“Hate attracts hate.” I fully agree with this statement. But it is equally true to say that “love attracts love”, and “generosity attracts generosity”.
As a side note, I prefer the more old-fashioned term, “breed”. “Violence breeds violence.” “Honesty breeds honesty.” Because the word “breed” gives off the idea of not only reproducing, growing and multiplying, but also of being passed down from generation to generation. Which shows more clearly why we live in a world of hate breeding hate.
In this blog, I define “hate” as all negative thoughts, feelings and actions. Similarly, “love” is all positive qualities of the human being.
Firstly, I’d like to argue that if we want our life to exemplify “love breeds love”, we should distance ourselves from people who overwhelmingly express negative feelings, such as resentment and dislike. If we are surrounded by hate, it’s much harder to love. Someone immersed in an environment of betrayal, drunkenness, unconscious acts, would find it extremely challenging to express sincerity, warmth, tenderness and all other virtues of the soul.
When we hate, not only do we easily fall into committing other errors, like revenge, self-pity and loathing, but we also pollute all others around us. Even pet dogs are often a victim of the hate and cruelty sent off by their owner.
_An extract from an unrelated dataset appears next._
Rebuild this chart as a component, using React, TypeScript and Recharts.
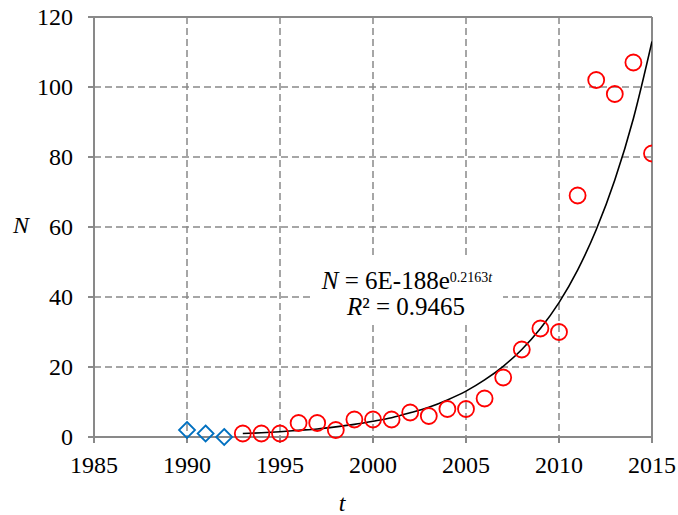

As a practical example, when we criticize, yell at or offend another, the other person reacts to our behaviour on the same level. Hate breeds hate. The feelings are reciprocal. Not everyone retaliates with criticism, yelling or offending, physically, but we almost always react in our private thoughts and feelings. Inner urges to criticize back, yell back or offend the other. Or perhaps other negative reactions to the insult. Feeling hurt, planning revenge, or being cold and unfeeling. There are many possible reactions to an offense, but all are negative. Hate attracts hate.
Now if we take the “goodness breeds goodness”, or “love creates love” approach, a clearly-seen example is the effect of a small baby in a household.
Let´s say from six to eighteen months, a baby is completely spontaneous, loving and entirely free of any knowledge of hate.
A baby of this young age, spreads love to all the members of his or her family. The grandparents become softer and more accepting in their approach. The parents freely and openly say, “I love you” to the baby. The baby´s laughter is highly contagious, spreading joy. And everyone who sees the baby has sudden loving urges to hold the baby. Touching the baby, showing tenderness.
Summarizing my opinion, we are easily influenced by the behaviour and feelings of those around us. Whenever we surround ourselves with loving and honourable influences, we will find it easier to express family values, and when we are encompassed by destructive people, who are poor in human values, we will react negatively as well.
The most obvious counterargument to all this would be, “but everyone has choice”. I would like to argue that this is idealism. There are ridiculously few people in this world who have such great restraint that are not offended when facing blunt criticism or other acts of hate.
Everyone would like to think that we have this level of control over our thoughts, feelings and behaviour, as to be able to choose to not react. There are a few people who have incredible self-control when it comes to their behaviour, but not when it comes to their thoughts and emotions. We react automatically to rejection, sarcasm and contempt. We have no choice in our reactions.
These words may seem very harsh, but my intention isn’t to take away our hope of changing and becoming better people. Rather, show the reality of our weak state.
It’s exactly because we are easily contaminated with hate, that shows we are all inter-connected.
In this modern world, it’s increasingly difficult to find genuinely loving environments to nourish our positivity. But once we are absorbed in one such space, those magic moments happen, when we feel comforted, supported, accepted and loved.
On a closing note, in Rio de Janeiro the slogan, “Violence generates violence” is common. It’s a cry for help. It’s more than a thought-provoker, it’s a stab of consciousness that leads us to reflect on our part in this city, and in the world.